→ **Given data**
——————————
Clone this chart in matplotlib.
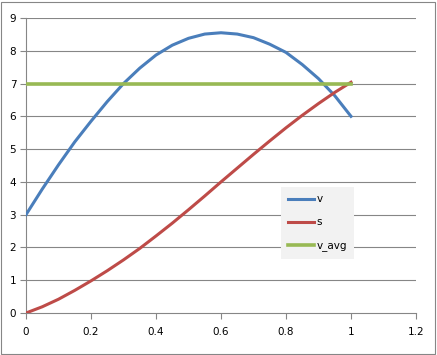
import matplotlib

matplotlib.use("Agg")
import matplotlib.pyplot as plt
from matplotlib.patches import Rectangle

# values
t = [0.0, 0.05, 0.1, 0.15, 0.2, 0.25, 0.3, 0.35, 0.4, 0.45, 0.5,
     0.55, 0.6, 0.65, 0.7, 0.75, 0.8, 0.85, 0.9, 0.95, 1.0]
v = [3.0, 3.78, 4.52, 5.22, 5.85, 6.45, 7.0, 7.47, 7.87, 8.17, 8.38,
     8.51, 8.55, 8.51, 8.40, 8.20, 7.95, 7.58, 7.15, 6.63, 6.0]
s = [0.0, 0.19, 0.42, 0.69, 0.98, 1.29, 1.62, 1.97, 2.35, 2.74, 3.15,
     3.57, 4.0, 4.42, 4.84, 5.25, 5.65, 6.03, 6.39, 6.73, 7.04]
v_avg = [7.0] * len(t)

x_ticks = [0, 0.2, 0.4, 0.6, 0.8, 1, 1.2]
x_tick_labels = ["0", "0.2", "0.4", "0.6", "0.8", "1", "1.2"]
y_ticks = list(range(0, 10))

W, H = 437, 355
fig = plt.figure(figsize=(W / 100, H / 100), dpi=100)
ax = fig.add_axes([26 / W, 1 - 313 / H, 390 / W, 295 / H])

grid_col = "#868686"
for y in y_ticks[1:]:
    ax.axhline(y, color=grid_col, lw=0.8, zorder=1)

ax.plot(t, v, color="#4a7ebb", lw=2.2, label="v", zorder=3,
        solid_joinstyle="round")
ax.plot(t, s, color="#be4b48", lw=2.2, label="s", zorder=3,
        solid_joinstyle="round")
ax.plot(t, v_avg, color="#98b954", lw=2.6, label="v_avg", zorder=3)

ax.set_xlim(0, 1.2)
ax.set_ylim(0, 9)
ax.set_xticks(x_ticks)
ax.set_xticklabels(x_tick_labels)
ax.set_yticks(y_ticks)

for side in ("top", "right"):
    ax.spines[side].set_visible(False)
for side in ("left", "bottom"):
    ax.spines[side].set_color(grid_col)
    ax.spines[side].set_linewidth(0.8)

ax.tick_params(axis="both", direction="out", length=4, width=0.8,
               color=grid_col, labelsize=7.5, labelcolor="black", pad=3)
ax.tick_params(axis="x", pad=6)

leg = ax.legend(loc="upper left", bbox_to_anchor=(281 / W, 1 - 187 / H),
                bbox_transform=fig.transFigure, fontsize=7.5, frameon=True,
                fancybox=False, handlelength=2.5, handletextpad=0.2,
                labelspacing=1.25, borderpad=0.7, borderaxespad=0)
leg.get_frame().set_facecolor("#f2f2f2")
leg.get_frame().set_edgecolor("none")
leg.get_frame().set_alpha(1)

# chart area border
fig.patches.append(Rectangle((1 / W, 1 / H), 1 - 3 / W, 1 - 3 / H,
                             transform=fig.transFigure, fill=False,
                             edgecolor=grid_col, lw=0.8))

fig.savefig("out.png", dpi=100)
——————————
→ **What is being asked**
All of the data needs repeating exactly, but the pictures do not.

→ **Solved problem**
Clone this chart in matplotlib.
import matplotlib

matplotlib.use("Agg")
import matplotlib.pyplot as plt
from matplotlib.patches import Rectangle

# values
t = [0.0, 0.05, 0.1, 0.15, 0.2, 0.25, 0.3, 0.35, 0.4, 0.45, 0.5,
     0.55, 0.6, 0.65, 0.7, 0.75, 0.8, 0.85, 0.9, 0.95, 1.0]
v = [3.0, 3.78, 4.52, 5.22, 5.85, 6.45, 7.0, 7.47, 7.87, 8.17, 8.38,
     8.51, 8.55, 8.51, 8.40, 8.20, 7.95, 7.58, 7.15, 6.63, 6.0]
s = [0.0, 0.19, 0.42, 0.69, 0.98, 1.29, 1.62, 1.97, 2.35, 2.74, 3.15,
     3.57, 4.0, 4.42, 4.84, 5.25, 5.65, 6.03, 6.39, 6.73, 7.04]
v_avg = [7.0] * len(t)

x_ticks = [0, 0.2, 0.4, 0.6, 0.8, 1, 1.2]
x_tick_labels = ["0", "0.2", "0.4", "0.6", "0.8", "1", "1.2"]
y_ticks = list(range(0, 10))

W, H = 437, 355
fig = plt.figure(figsize=(W / 100, H / 100), dpi=100)
ax = fig.add_axes([26 / W, 1 - 313 / H, 390 / W, 295 / H])

grid_col = "#868686"
for y in y_ticks[1:]:
    ax.axhline(y, color=grid_col, lw=0.8, zorder=1)

ax.plot(t, v, color="#4a7ebb", lw=2.2, label="v", zorder=3,
        solid_joinstyle="round")
ax.plot(t, s, color="#be4b48", lw=2.2, label="s", zorder=3,
        solid_joinstyle="round")
ax.plot(t, v_avg, color="#98b954", lw=2.6, label="v_avg", zorder=3)

ax.set_xlim(0, 1.2)
ax.set_ylim(0, 9)
ax.set_xticks(x_ticks)
ax.set_xticklabels(x_tick_labels)
ax.set_yticks(y_ticks)

for side in ("top", "right"):
    ax.spines[side].set_visible(False)
for side in ("left", "bottom"):
    ax.spines[side].set_color(grid_col)
    ax.spines[side].set_linewidth(0.8)

ax.tick_params(axis="both", direction="out", length=4, width=0.8,
               color=grid_col, labelsize=7.5, labelcolor="black", pad=3)
ax.tick_params(axis="x", pad=6)

leg = ax.legend(loc="upper left", bbox_to_anchor=(281 / W, 1 - 187 / H),
                bbox_transform=fig.transFigure, fontsize=7.5, frameon=True,
                fancybox=False, handlelength=2.5, handletextpad=0.2,
                labelspacing=1.25, borderpad=0.7, borderaxespad=0)
leg.get_frame().set_facecolor("#f2f2f2")
leg.get_frame().set_edgecolor("none")
leg.get_frame().set_alpha(1)

# chart area border
fig.patches.append(Rectangle((1 / W, 1 / H), 1 - 3 / W, 1 - 3 / H,
                             transform=fig.transFigure, fill=False,
                             edgecolor=grid_col, lw=0.8))

fig.savefig("out.png", dpi=100)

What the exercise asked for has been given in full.